Students are increasingly unfamiliar with blogging. Not only do I need to include a training session in how to use the blog for the simulation, I need to discuss the underlying premise of blogging itself. Though students may be regularly reading blog-style publications, social networking and mobile device apps have eclipsed blogs in their collective unconscious.

A blog should have the capability of delivering real-time updates to students’ preferred means of communication. While I do not necessarily need to know that Zachary replied to Kaitlyn’s latest post with “U rock grrl ha ha,” a torrent of messages appearing on students’ smartphones helps keep the simulation at the top of their screens and at the forefront of their minds outside of class.

The instructor must emphasize to students that any communication conducted outside of the blog will not be graded and, if done in lieu of the blog, will harm a student’s grade.
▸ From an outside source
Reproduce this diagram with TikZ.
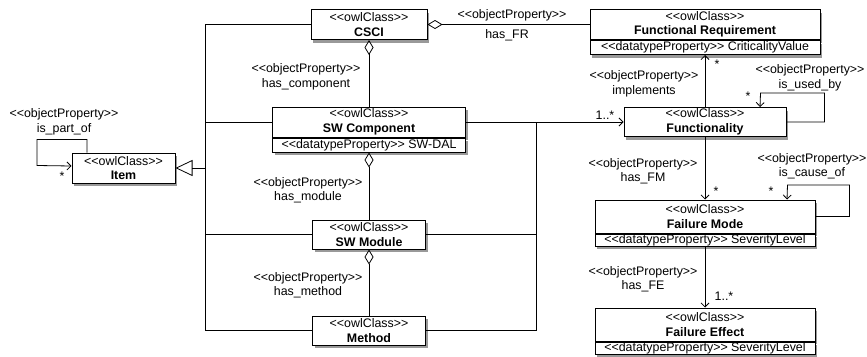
\documentclass[tikz,border=0pt]{standalone}
\usepackage{fontspec}
\setmainfont{Liberation Sans}
\usetikzlibrary{arrows.meta,shadows}

\newcommand\stereo[1]{<\kern0pt<#1>\kern0pt>}

\tikzset{
  uml/.style={font=\fontsize{12.4}{14.5}\selectfont},
  cls/.style={uml, draw, line width=1pt, fill=white, align=center, inner sep=0pt, minimum height=30pt,
    drop shadow={shadow xshift=2pt, shadow yshift=-3pt, opacity=0.4, fill=black}},
  attr/.style={cls, anchor=north, minimum height=14pt},
  lbl/.style={uml, align=center, inner sep=0pt},
  link/.style={line width=0.8pt},
  agg/.style={link, {Diamond[open,length=15pt,width=9pt]}-},
  nav/.style={link, -{Straight Barb[length=4pt,width=8pt]}},
  isa/.style={link, -{Triangle[open,length=17pt,width=16pt]}}
}

\begin{document}
\begin{tikzpicture}[x=1pt,y=-1pt]
   \useasboundingbox (0,0) rectangle (867,356);
   \node[cls, minimum width=103pt] (item) at (123.5,168) {\stereo{owlClass}\\\textbf{Item}};
   \node[cls, minimum width=116pt] (csci) at (369,24.5) {\stereo{owlClass}\\\textbf{CSCI}};
   \node[cls, minimum width=193pt] (swc) at (369,122) {\stereo{owlClass}\\\textbf{SW Component}};
   \node[attr, minimum width=193pt] (swc-a) at (swc.south) {\stereo{datatypeProperty} SW-DAL};
   \node[cls, minimum width=113pt, minimum height=29pt] (swm) at (369,234.5) {\stereo{owlClass}\\\textbf{SW Module}};
   \node[cls, minimum width=113pt, minimum height=29pt] (meth) at (369,330.5) {\stereo{owlClass}\\\textbf{Method}};
   \node[cls, minimum width=230pt] (fr) at (705,24.5) {\stereo{owlClass}\\\textbf{Functional Requirement}};
   \node[attr, minimum width=230pt] (fr-a) at (fr.south) {\stereo{datatypeProperty} CriticalityValue};
   \node[cls, minimum width=162pt, minimum height=29pt] (fn) at (705,122) {\stereo{owlClass}\\\textbf{Functionality}};
   \node[cls, minimum width=220pt, minimum height=33pt] (fm) at (705,216.5) {\stereo{owlClass}\\\textbf{Failure Mode}};
   \node[attr, minimum width=220pt, minimum height=12pt] (fm-a) at (fm.south) {\stereo{datatypeProperty} SeverityLevel};
   \node[cls, minimum width=220pt, minimum height=33pt] (fe) at (705,324.5) {\stereo{owlClass}\\\textbf{Failure Effect}};
   \node[attr, minimum width=220pt, minimum height=12pt] (fe-a) at (fe.south) {\stereo{datatypeProperty} SeverityLevel};

   \coordinate (gen) at (205,168);
   \coordinate (bus) at (536,122);
   \draw[link] (csci.west) -| (gen |- meth.west) -- (meth.west);
   \draw[link] (swc.west) -- (swc.west -| gen);
   \draw[link] (swm.west) -- (swm.west -| gen);
   \draw[isa] (gen) -- (item.east);
   \draw[link] (bus) |- (meth.east);
   \draw[link] (swm.east) -- (swm.east -| bus);
   \draw[nav] (swc.east) -- (fn.west);

   \draw[agg] (csci.east) -- (fr.west);
   \draw[agg] (csci.south) -- (swc.north);
   \draw[agg] (swc-a.south) -- (swm.north);
   \draw[agg] (swm.south) -- (meth.north);
   \draw[nav] (fn.north) -- (fr-a.south);
   \draw[nav] (fn.south) -- (fm.north);
   \draw[nav] (fm-a.south) -- (fe.north);

   \draw[nav] ([xshift=-36.5pt]item.north) -- ++(0,-13) -- ++(-50,0) -- ++(0,26) -- ([yshift=2pt]item.west);
   \draw[nav] (fn.east) -- ++(38,0) -- ++(0,-29) -- ++(-64,0) -- ([xshift=55pt]fn.north);
   \draw[nav] (fm.east) -- ++(34,0) -- ++(0,-31.5) -- ++(-62,0) -- ([xshift=82pt]fm.north);

   \node[lbl] (l-part) at (64,122) {\stereo{objectProperty}\\is\_part\_of};
   \node[lbl] (m-part) at (62,176) {*};
   \node[lbl] (l-fr1) at (512,15) {\stereo{objectProperty}};
   \node[lbl] (l-fr2) at (507,35) {has\_FR};
   \node[lbl] (l-comp) at (306,77) {\stereo{objectProperty}\\has\_component};
   \node[lbl] (l-mod) at (308,190) {\stereo{objectProperty}\\has\_module};
   \node[lbl] (l-meth) at (308,285) {\stereo{objectProperty}\\has\_method};
   \node[lbl] (l-impl) at (644,84) {\stereo{objectProperty}\\implements};
   \node[lbl] (m-impl) at (717,64) {*};
   \node[lbl] (m-fn) at (605,115) {1..*};
   \node[lbl] (l-used) at (810,78) {\stereo{objectProperty}\\is\_used\_by};
   \node[lbl] (m-used) at (748,96) {*};
   \node[lbl] (l-fm) at (643,171) {\stereo{objectProperty}\\has\_FM};
   \node[lbl] (m-fm) at (716,191) {*};
   \node[lbl] (l-cause) at (812,166) {\stereo{objectProperty}\\is\_cause\_of};
   \node[lbl] (m-cause) at (771,191) {*};
   \node[lbl] (l-fe) at (643,279) {\stereo{objectProperty}\\has\_FE};
   \node[lbl] (m-fe) at (724,296) {1..*};
 \end{tikzpicture}
\end{document}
This goes for texting, email, and face-to-face meetings. I tell students that I’ve created the blog to be their online workspace, and it’s their responsibility to use it.

Last item, which applies generally to all team-oriented simulations: individual writing assignments prevent free riders. Student who do a task initially on their own will be less likely to think “group project” when doing the same task later on with others.

More on Solving the Reading Problem

Many of us are familiar with the think-pair-share exercise in which a class is given a question and, after a short period of time to think about it, students pair up to discuss their answers. Two downsides to think-pair-share: students will state opinions instead of referencing readings unless questions are carefully worded, and students are not writing.

I run an exercise that combines elements of think-pair-share and Amanda’s weekly critique method.  Each reading assignment is accompanied by an argumentative (why rather than what or when) question. Students answer a question before its corresponding reading is due to be covered in class. Answers must incorporate specifics from the reading assignment, are limited to one-half to a full page in length, and contain proper citations. Grading is on a 0 to 2 point basis and is very quick. Online submission of the answers prevents the “my printer didn’t work” excuse. Typically I create a dozen questions sprinkled throughout the semester and students have to answer ten of them for 20-30 percent of their final grade.

In class, I divide students into groups of four. Each student quickly reports to his or her group on the written answer he or she submitted before class. Each group then has a few minutes to reach a consensus that it can present orally to the rest of the class. At the beginning of the semester, I specify different roles for each student in a group — taking notes, keeping time, presenting the consensus — but students learn the routine very quickly. I’ll randomly select a few groups to present answers that often conflict with each other, which launches discussion for the entire class.

Benefits of this method: students are forced to intellectually engage with the readings outside of class, before hearing me lecture, and they have repeated opportunities to practice constructing evidence-based arguments. I get to lecture less, students participate meaningfully, and class is more interesting for everyone.